— Begin —
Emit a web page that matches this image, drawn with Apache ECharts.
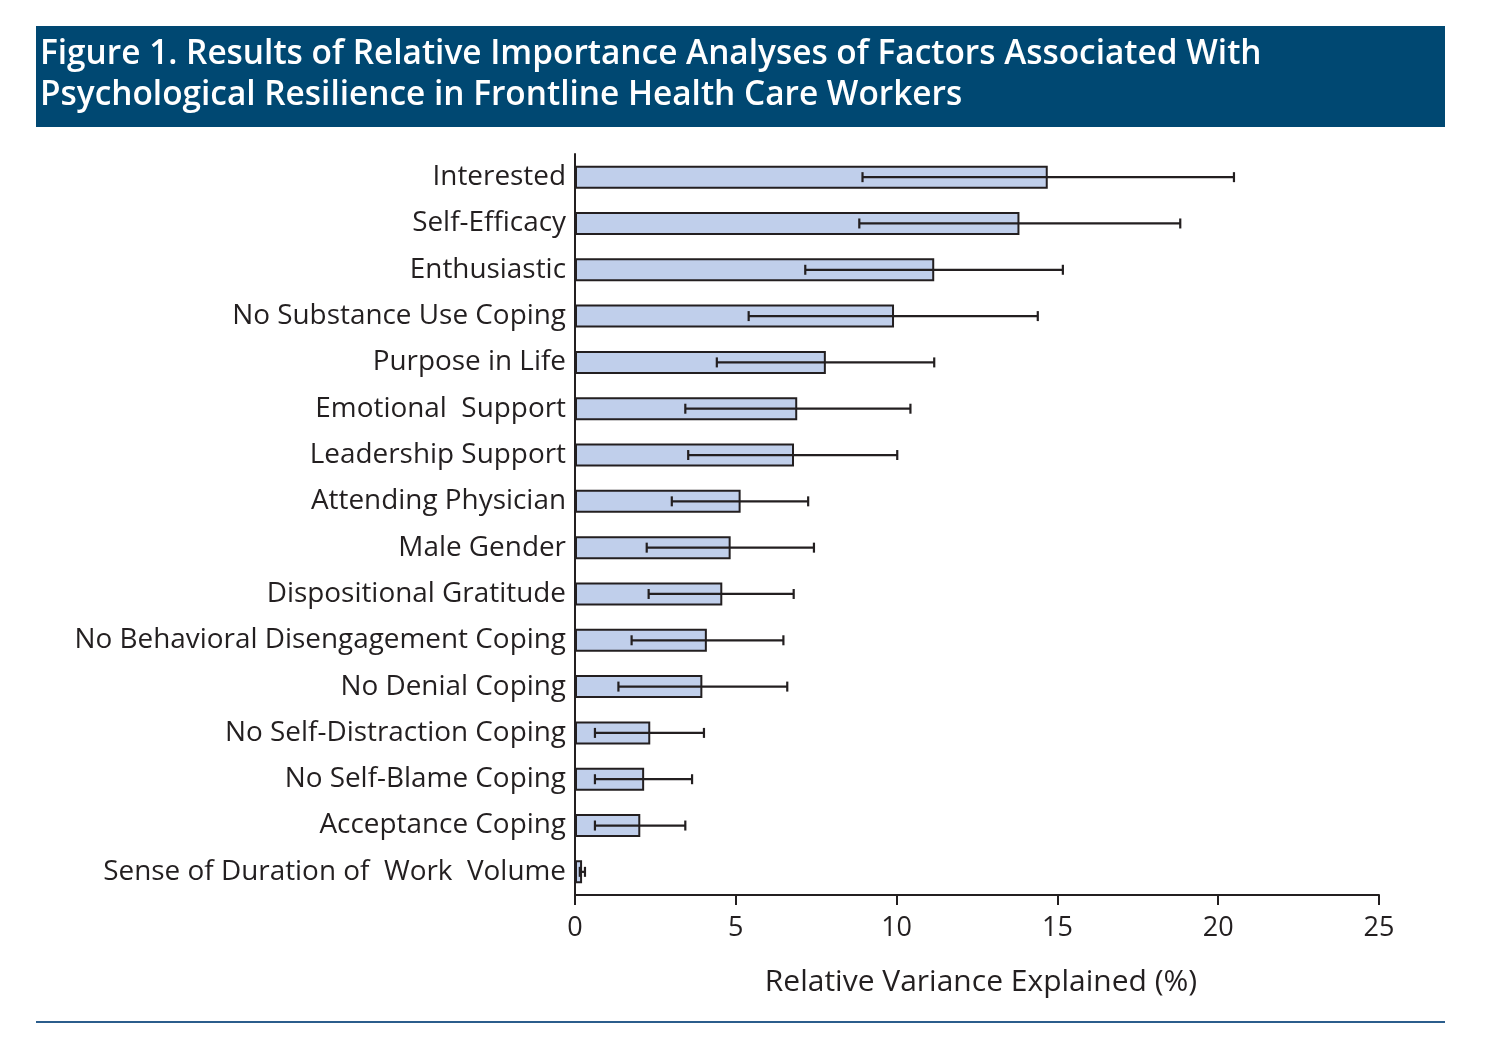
<!DOCTYPE html>
<html>
<head>
<meta charset="utf-8">
<script src="https://cdn.jsdelivr.net/npm/echarts@6/dist/echarts.min.js"></script>
<style>html,body{margin:0;padding:0;background:#fff;}#c{width:1489px;height:1052px;}</style>
</head>
<body>
<div id="c"></div>
<script>
const categories = [
  "Interested","Self-Efficacy","Enthusiastic","No Substance Use Coping","Purpose in Life",
  "Emotional  Support","Leadership Support","Attending Physician","Male Gender",
  "Dispositional Gratitude","No Behavioral Disengagement Coping","No Denial Coping",
  "No Self-Distraction Coping","No Self-Blame Coping","Acceptance Coping",
  "Sense of Duration of  Work  Volume"
];
const values = [14.70,13.82,11.17,9.92,7.80,6.91,6.81,5.15,4.84,4.58,4.10,3.96,2.34,2.15,2.03,0.22];
const ciLow  = [8.94,8.84,7.16,5.40,4.41,3.43,3.52,3.01,2.23,2.29,1.76,1.35,0.62,0.62,0.62,0.15];
const ciHigh = [20.49,18.82,15.17,14.39,11.17,10.43,10.02,7.25,7.43,6.80,6.48,6.60,4.01,3.64,3.43,0.31];
const xTicks = [0,5,10,15,20,25];

const FONT = "'Open Sans', 'Noto Sans', sans-serif";
const ink = '#231f20';

const chart = echarts.init(document.getElementById('c'), null, {renderer:'canvas'});
const errData = categories.map((c,i)=>[i, ciLow[i], ciHigh[i]]);

chart.setOption({
  animation:false,
  backgroundColor:'#fff',
  graphic:[
    {type:'rect', left:36, top:26, shape:{width:1409, height:101}, style:{fill:'#004872'}, z:0},
    {type:'rect', left:36, top:1021, shape:{width:1409, height:2}, style:{fill:'#2b5d8c'}, z:0}
  ],
  title:{
    text:'Figure 1. Results of Relative Importance Analyses of Factors Associated With\nPsychological Resilience in Frontline Health Care Workers',
    left:40, top:34, padding:0,
    textStyle:{color:'#fff', fontFamily:FONT, fontWeight:600, fontSize:33.4, lineHeight:41}
  },
  grid:{left:575, right:110, top:154, bottom:157, containLabel:false},
  xAxis:{
    type:'value', min:0, max:25, interval:5,
    splitLine:{show:false},
    axisLine:{show:true, lineStyle:{color:ink, width:2}},
    axisTick:{show:true, length:10, lineStyle:{color:ink, width:2}},
    axisLabel:{color:ink, fontFamily:FONT, fontSize:27, margin:20,
      formatter:v=> xTicks.includes(v) ? String(v) : ''},
    name:'Relative Variance Explained (%)', nameLocation:'middle', nameGap:72,
    nameTextStyle:{color:ink, fontFamily:FONT, fontSize:30, padding:[0,0,0,8]}
  },
  yAxis:{
    type:'category', data:categories, inverse:true,
    axisLine:{show:true, lineStyle:{color:ink, width:2}},
    axisTick:{show:false},
    axisLabel:{color:ink, fontFamily:FONT, fontSize:27.9, margin:9}
  },
  series:[
    {type:'bar', data:values, barWidth:23,
      itemStyle:{color:'#c0cfeb', borderColor:ink, borderWidth:2}},
    {type:'custom', data:errData, encode:{x:[1,2], y:0}, z:5,
      renderItem:function(params, api){
        const yi = api.value(0);
        const lo = api.coord([api.value(1), yi]);
        const hi = api.coord([api.value(2), yi]);
        const h = 5;
        const st = {stroke:ink, lineWidth:2.2};
        return {type:'group', children:[
          {type:'line', shape:{x1:lo[0], y1:lo[1], x2:hi[0], y2:hi[1]}, style:st},
          {type:'line', shape:{x1:lo[0], y1:lo[1]-h, x2:lo[0], y2:lo[1]+h}, style:st},
          {type:'line', shape:{x1:hi[0], y1:hi[1]-h, x2:hi[0], y2:hi[1]+h}, style:st}
        ]};
      }
    }
  ]
});
</script>
</body>
</html>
— End —
What you will do
From the first line above to the line containing "const errData = categories.map((c,i)=>[i, ciLow[i], ciHigh[i]]);", repeat each line exactly. Pictures stay out.

Task output
Emit a web page that matches this image, drawn with Apache ECharts.
<!DOCTYPE html>
<html>
<head>
<meta charset="utf-8">
<script src="https://cdn.jsdelivr.net/npm/echarts@6/dist/echarts.min.js"></script>
<style>html,body{margin:0;padding:0;background:#fff;}#c{width:1489px;height:1052px;}</style>
</head>
<body>
<div id="c"></div>
<script>
const categories = [
  "Interested","Self-Efficacy","Enthusiastic","No Substance Use Coping","Purpose in Life",
  "Emotional  Support","Leadership Support","Attending Physician","Male Gender",
  "Dispositional Gratitude","No Behavioral Disengagement Coping","No Denial Coping",
  "No Self-Distraction Coping","No Self-Blame Coping","Acceptance Coping",
  "Sense of Duration of  Work  Volume"
];
const values = [14.70,13.82,11.17,9.92,7.80,6.91,6.81,5.15,4.84,4.58,4.10,3.96,2.34,2.15,2.03,0.22];
const ciLow  = [8.94,8.84,7.16,5.40,4.41,3.43,3.52,3.01,2.23,2.29,1.76,1.35,0.62,0.62,0.62,0.15];
const ciHigh = [20.49,18.82,15.17,14.39,11.17,10.43,10.02,7.25,7.43,6.80,6.48,6.60,4.01,3.64,3.43,0.31];
const xTicks = [0,5,10,15,20,25];

const FONT = "'Open Sans', 'Noto Sans', sans-serif";
const ink = '#231f20';

const chart = echarts.init(document.getElementById('c'), null, {renderer:'canvas'});
const errData = categories.map((c,i)=>[i, ciLow[i], ciHigh[i]]);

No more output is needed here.